I’ve noticed that all vendors of predictive maintenance products and services make the same claims when it comes to preventing breakdowns. So, how can you determine what’s real and what’s not? In a series of blog posts, I’ll point out what’s important when assessing the correct solution for manufacturing organizations.
First and Foremost: Accuracy, Early Warnings and False Alarms
Almost all predictive maintenance solutions use only one mechanism for detecting failure — anomaly detection. Aspen Mtell® uses two mechanisms: anomaly and precise failure detection. Where anomaly detection can work, precise failure detection works earlier and more accurately and is essential for the best performing predictive maintenance solution.
However, the quality of data processing is paramount for a full, effective solution. You’ve heard the adage, “garbage in, garbage out,” which is problematic for many solutions. A number of factors contribute to solution competence. First is data preparation — how the data are conditioned to ensure only the good and all the good data enter the solution set for analytical analysis. During the process of resolving normal behavior using archived data, some leading solutions throw away up to 70% of incoming data, not knowing if it’s good or bad data.
Examining Outliers in the Data
A user can visually identify simple outliers by examining all the trend lines for one machine on a multivariable chart, which may have 50 to 100 individual sensor trends. Data occurring around an outlier could be good or bad. For example, if the large spike in wind turbine gearbox torque occurred when a gear tooth sheared off, the “outlier” was actually a real failure and very valuable information. The simplest but most error-prone method uses a rubber-band cursor to “stripe” and remove all the data from all the sensor trends in an arbitrarily chosen time period before and after the outlier. This occurs without the user understanding that the removed data actually includes good data. Consequently, the resulting reduced training data seriously limits accuracy, increases false alarms, and decreases lead time warnings of impending failures.
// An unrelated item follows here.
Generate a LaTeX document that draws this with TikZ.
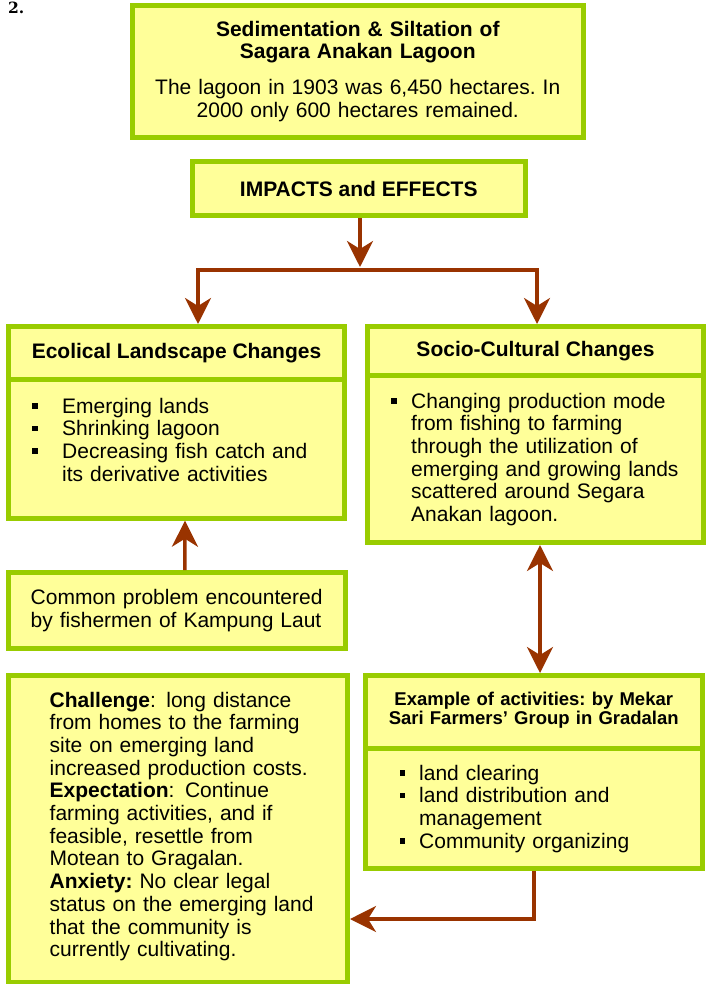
\documentclass[tikz,border=0pt]{standalone}
\usepackage{fontspec}
\setmainfont{Liberation Sans}
\newfontfamily\numfont{DejaVu Serif}
\usetikzlibrary{arrows.meta}

\definecolor{boxgreen}{HTML}{99CC00}
\definecolor{boxfill}{HTML}{FFFF99}
\definecolor{flowred}{HTML}{993300}

\newcommand{\bodyfont}{\fontsize{21}{22.7}\selectfont}
\newcommand{\smallhead}{\fontsize{18.5}{18.7}\selectfont\bfseries}
\newcommand{\numhead}{\fontsize{15.5}{15.5}\selectfont\numfont\bfseries}
\newcommand{\sqbul}[1]{\makebox[#1][l]{\rule[4.5pt]{5.5pt}{5.5pt}}}
\frenchspacing

\begin{document}
\begin{tikzpicture}[x=1pt, y=-1pt,
        box/.style={draw=boxgreen, fill=boxfill, line width=5pt, inner sep=0pt},
        txt/.style={anchor=base west, inner sep=0pt, align=left, font=\bodyfont},
        flow/.style={draw=flowred, line width=3.5pt, >={Stealth[length=26pt, width=26pt, inset=8pt]}}]
                \useasboundingbox (0, 0) rectangle (706, 984);

                \node[anchor=base west, inner sep=0pt, font=\numhead] (num) at (8, 14) {2.};

                \node[box, minimum width=450.5pt, minimum height=132.5pt] (lagoon) at (357.75, 71.75) {};
                \node[anchor=base, inner sep=0pt, text width=440pt, align=center, font=\fontsize{21}{22}\selectfont\bfseries] (lagoon title) at (357.75, 37) {Sedimentation \& Siltation of\\Sagara Anakan Lagoon};
                \node[anchor=base, inner sep=0pt, text width=440pt, align=center, font=\bodyfont] (lagoon text) at (357.75, 95) {The lagoon in 1903 was 6,450 hectares. In\\2000 only 600 hectares remained.};

                \node[box, minimum width=332.5pt, minimum height=54pt, font=\bodyfont\bfseries] (impacts) at (358.75, 188.9) {IMPACTS and EFFECTS};

                \node[box, minimum width=336pt, minimum height=53pt, font=\bodyfont\bfseries] (eco head) at (176.5, 353) {Ecolical Landscape Changes};
                \node[box, minimum width=336pt, minimum height=138.7pt] (eco body) at (176.5, 448.85) {};
                \node[txt, text width=305pt] (eco list) at (32, 413) {\sqbul{30pt}Emerging lands\\\sqbul{30pt}Shrinking lagoon\\\sqbul{30pt}Decreasing fish catch and\\\hspace*{30pt}its derivative activities};

                \node[box, minimum width=336pt, minimum height=49pt, font=\bodyfont\bfseries] (socio head) at (535.5, 351) {Socio-Cultural Changes};
                \node[box, minimum width=336pt, minimum height=167pt] (socio body) at (535.5, 459) {};
                \node[txt, text width=305pt] (socio list) at (391, 408) {\sqbul{20pt}Changing production mode\\\hspace*{20pt}from fishing to farming\\\hspace*{20pt}through the utilization of\\\hspace*{20pt}emerging and growing lands\\\hspace*{20pt}scattered around Segara\\\hspace*{20pt}Anakan lagoon.};

                \node[box, minimum width=336.7pt, minimum height=75.7pt] (common) at (176.85, 610.35) {};
                \node[txt, text width=310pt] (common text) at (30.5, 604.5) {Common problem encountered\\by fishermen of Kampung Laut};

                \node[box, minimum width=339pt, minimum height=306.8pt] (challenge) at (178, 828.6) {};
                \node[txt, text width=295pt] (challenge text) at (49.5, 707) {\textbf{Challenge}:\, long distance\\from homes to the farming\\site on emerging land\\increased production costs.\\\textbf{Expectation}:\, Continue\\farming activities, and if\\feasible, resettle from\\Motean to Gragalan.\\\textbf{Anxiety:} No clear legal\\status on the emerging land\\that the community is\\currently cultivating.};

                \node[box, minimum width=337.5pt, minimum height=72.5pt] (ex head) at (533.75, 711.75) {};
                \node[anchor=base, inner sep=0pt, text width=330pt, align=center, font=\smallhead] (ex title) at (533.75, 705.5) {Example of activities: by Mekar\\Sari Farmers’ Group in Gradalan};
                \node[box, minimum width=337.5pt, minimum height=120.5pt] (ex body) at (533.75, 808.25) {};
                \node[txt, text width=300pt] (ex list) at (399.5, 780) {\sqbul{19.5pt}land clearing\\\sqbul{19.5pt}land distribution and\\\hspace*{19.5pt}management\\\sqbul{19.5pt}Community organizing};

                \coordinate (split) at (360, 267);
                \coordinate (fork left) at (198, 270);
                \coordinate (fork right) at (537, 270);
                \coordinate (elbow) at (534, 919);

                % impacts -> fork
                \draw[flow, ->] (impacts.south -| split) -- (split);

                % fork -> eco head
                \draw[flow, ->] (fork right) -- (fork left) -- (fork left |- eco head.north);

                % fork -> socio head
                \draw[flow, ->] (fork left) -- (fork right) -- (fork right |- socio head.north);

                % common -> eco body
                \draw[flow, ->] ([xshift=8pt]common.north) -- ([xshift=8.5pt]eco body.south);

                % socio body <-> ex head
                \draw[flow, <->] ([xshift=4.5pt]socio body.south) -- ([xshift=4.5pt]socio body.south |- ex head.north);

                % ex body -> challenge
                \draw[flow, ->] (ex body.south) |- (elbow -| challenge.east);

\end{tikzpicture}
\end{document}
Superior solutions condition all archived training data algorithmically for a true understanding of the quality of the combination of all data streams at all times. The process amalgamates all the data streams (say 50-100) into a single line “probability waveform” that shows the probability of failure at every point in time through the training data. Normal behavior in such a chart is the trend line hovering very close to zero. Where behavior deviates from normal conditions, spurious motion in the trend line shows it clearly.
By introducing the timestamps of failure work orders, a user can precisely match the behavior excursions to actual failures and measure the exact time-to-failure and remove them for separate processing. Some remaining excursions do not match failures show errant, perhaps unexplained manufacturing process conditions that compromise good data. Removing these ensures the calculation of normal behavior is not compromised by errant process behavior.
So, now you can see that intelligent striping across the pre-processed data in the probability waveform is very different to striping raw data feeds: intelligent striping is far more accurate and retains all the good data. Removing unexplained process deviations and real failures assures remaining data are all near zero probability of failure and are all meaningful and usable representations of normal behavior. The probability process removes all the guesses and estimates offered in alternative solutions.
Also, because this exercise detects the precise failure patterns for a particular work order, the patterns may be easily linked to the exact root cause; the cause code in the enterprise asset management (EAM) system. Next time the alert is dispatched, you know exactly WHEN failure will happen and HOW it will happen. You can include WHAT action to take to prevent failure, whether that is adjusting a process to avoid degradation or scheduling service before failure occurs. That insight and the early warning assures you the time to act safely under full control.
Predicting Precise Failures
Most solutions do not execute precise failure detection — they only perform what’s called anomaly detection. Simply put, anomaly detection inspects incoming data, asking, “Is this normal?” Obviously, accuracy depends on the precision of normal behavior definition; poor definition means many false alarms, especially during early application commissioning when inferior predictive maintenance solutions simply block errant alarms without improving detection accuracy. In fact, such endless indiscriminate “tuning” of alarm suppression thresholds desensitizes the solution so much that it will suppress real alerts.
While anomaly detection is actually a good technique to detect deviations from normal, it is not as early or as accurate as precise failure pattern detection. It is extremely useful to indicate and send alarms for abnormal deviations. The intrinsic issue is how to decide if the deviation is an actual failure or a change in the process and what to do in either case.
Consequently, after an anomaly alarm most solutions require intense scrutiny by experts to understand if the alarm reflects a new normal or a real failure — a process that may take days or weeks. Worse, those solutions have no simple mechanism to adjust or change the data processing to stop the incumbent false alarms happening again. Manufacturing processes always change over time. You can get process drift, changes in ambient temperatures, new product and process campaigns, winter and summer modes, and so on. Select an accurate early warning solution where you can simply and easily maintain accuracy: e.g., a simple point-and-click ensures the application stays consistent with a changing manufacturing process and dispatches minimal false alarms.